Xavier Coppolani (2 February 1866 – 12 May 1905) was a French military and colonial administrator, who was instrumental in the colonial occupation and creation of modern-day Mauritania.

== Early life ==
Born in Marignana, in Corsica, his father, Dominique, was considered to be a member of the colon class of French immigrants to French Algeria. While Coppolani was in Algeria, he grew up among local Muslims and learnt Algerian Arabic. He was intrigued by Islamic practices and studied Sufism.

== Military and colonial career ==
He was transferred to French Sudan in 1899 to lead the expansion of colonial rule north of the Senegal River, where Moorish tribes held firm against French rule. This was disguised as an inquiry, whereas the goal of the mission was to lead to the subjugation of the local people. Local tribal rivalries provided Coppolani with an opportunity, and in 1901, he drew up a plan for moving into the territory with a combination of military and political strategies.

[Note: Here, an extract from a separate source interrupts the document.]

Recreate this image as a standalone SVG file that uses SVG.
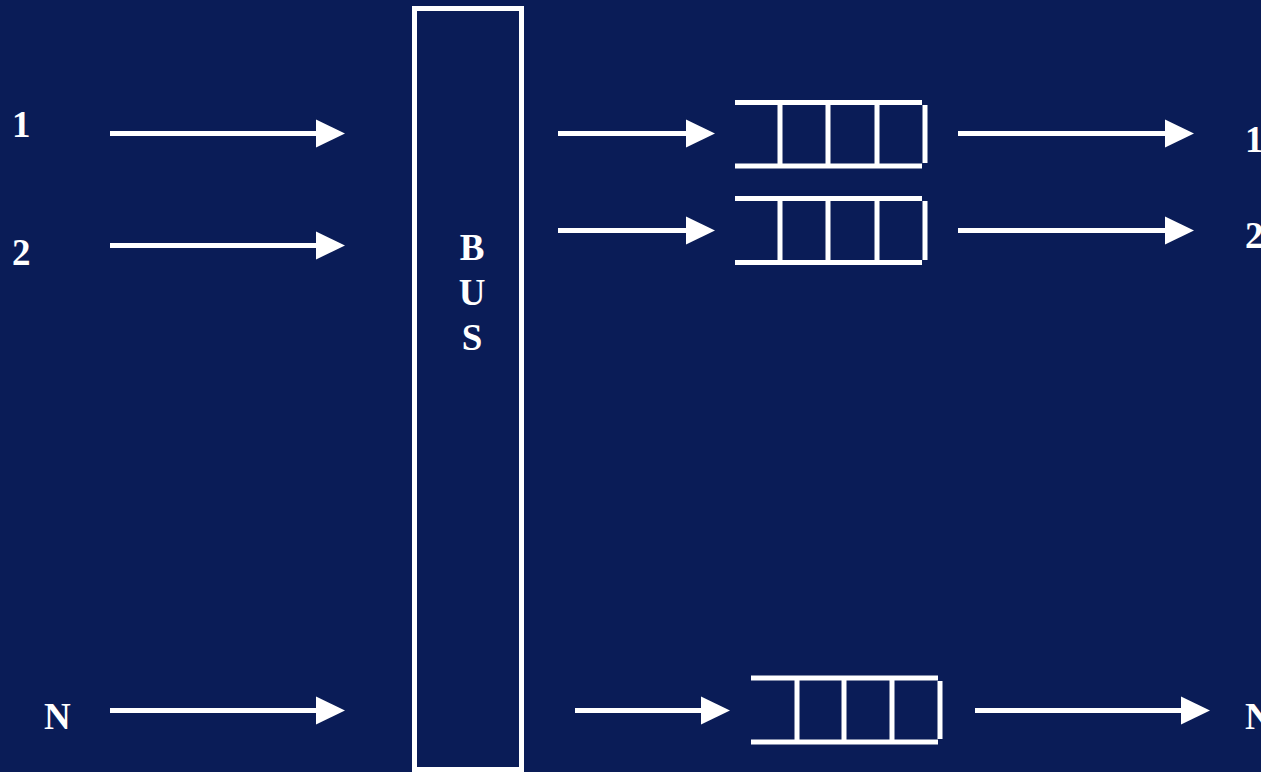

Alliances were drawn up with two of the main marabouts of the territory, Shaykh Sidya Baba and Shaykh Saad Bouh, local leaders of Qadiriyya Sufi brotherhoods. They were promised a dominant role in the colonial administration and protection for their Zawiya tribes against the attacks of Hassane warriors. In return they would use their religious influence to persuade the local emirs to accept French rule. With military pressure applied, the strategy worked, and the emirates of Tagant, Trarza and Brakna all accepted French rule in 1903-04. The last emirate, in the northern zone of Adrar, proved combative. It was also backed by a third influential Qadiriyya marabout, shaykh Ma al-'Aynayn, himself in turn supported by the Sultan of Morocco.

Coppolani was preparing to march on Adrar when he was killed in 1905, by a member of the shaykh's Gudfiyya brotherhood. The emirate was eventually defeated and forcibly incorporated into Mauritania in 1912, by General Gouraud, but tribal revolts and raids persisted until 1934.